== Given data ==

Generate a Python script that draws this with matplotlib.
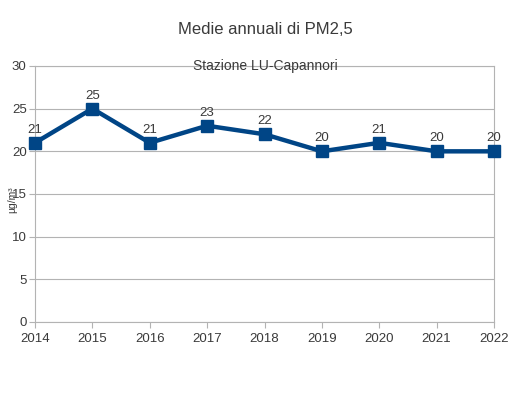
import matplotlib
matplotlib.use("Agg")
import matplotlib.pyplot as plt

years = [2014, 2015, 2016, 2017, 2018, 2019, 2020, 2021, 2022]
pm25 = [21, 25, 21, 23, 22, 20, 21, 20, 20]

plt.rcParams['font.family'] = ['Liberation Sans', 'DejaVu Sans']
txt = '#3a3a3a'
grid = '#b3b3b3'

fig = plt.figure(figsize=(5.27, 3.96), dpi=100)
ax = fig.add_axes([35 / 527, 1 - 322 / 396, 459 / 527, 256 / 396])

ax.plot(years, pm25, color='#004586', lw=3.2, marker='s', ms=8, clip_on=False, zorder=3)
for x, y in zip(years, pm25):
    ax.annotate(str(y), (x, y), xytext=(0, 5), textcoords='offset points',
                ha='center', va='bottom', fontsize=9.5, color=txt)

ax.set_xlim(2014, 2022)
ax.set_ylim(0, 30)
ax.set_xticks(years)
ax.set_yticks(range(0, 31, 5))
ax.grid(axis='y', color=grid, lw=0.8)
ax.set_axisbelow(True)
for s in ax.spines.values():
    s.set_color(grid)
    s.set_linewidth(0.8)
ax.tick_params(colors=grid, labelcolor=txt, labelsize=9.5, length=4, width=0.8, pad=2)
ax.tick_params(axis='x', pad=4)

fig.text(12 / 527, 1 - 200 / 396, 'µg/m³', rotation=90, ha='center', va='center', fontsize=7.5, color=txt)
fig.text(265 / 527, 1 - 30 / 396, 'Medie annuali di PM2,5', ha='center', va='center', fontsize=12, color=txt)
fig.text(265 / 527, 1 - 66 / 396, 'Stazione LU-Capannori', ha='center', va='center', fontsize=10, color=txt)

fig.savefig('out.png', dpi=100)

===

Exercise task →
Reproduce all of the material exactly, apart from the pictures.

Solution to the exercise →
Generate a Python script that draws this with matplotlib.
import matplotlib
matplotlib.use("Agg")
import matplotlib.pyplot as plt

years = [2014, 2015, 2016, 2017, 2018, 2019, 2020, 2021, 2022]
pm25 = [21, 25, 21, 23, 22, 20, 21, 20, 20]

plt.rcParams['font.family'] = ['Liberation Sans', 'DejaVu Sans']
txt = '#3a3a3a'
grid = '#b3b3b3'

fig = plt.figure(figsize=(5.27, 3.96), dpi=100)
ax = fig.add_axes([35 / 527, 1 - 322 / 396, 459 / 527, 256 / 396])

ax.plot(years, pm25, color='#004586', lw=3.2, marker='s', ms=8, clip_on=False, zorder=3)
for x, y in zip(years, pm25):
    ax.annotate(str(y), (x, y), xytext=(0, 5), textcoords='offset points',
                ha='center', va='bottom', fontsize=9.5, color=txt)

ax.set_xlim(2014, 2022)
ax.set_ylim(0, 30)
ax.set_xticks(years)
ax.set_yticks(range(0, 31, 5))
ax.grid(axis='y', color=grid, lw=0.8)
ax.set_axisbelow(True)
for s in ax.spines.values():
    s.set_color(grid)
    s.set_linewidth(0.8)
ax.tick_params(colors=grid, labelcolor=txt, labelsize=9.5, length=4, width=0.8, pad=2)
ax.tick_params(axis='x', pad=4)

fig.text(12 / 527, 1 - 200 / 396, 'µg/m³', rotation=90, ha='center', va='center', fontsize=7.5, color=txt)
fig.text(265 / 527, 1 - 30 / 396, 'Medie annuali di PM2,5', ha='center', va='center', fontsize=12, color=txt)
fig.text(265 / 527, 1 - 66 / 396, 'Stazione LU-Capannori', ha='center', va='center', fontsize=10, color=txt)

fig.savefig('out.png', dpi=100)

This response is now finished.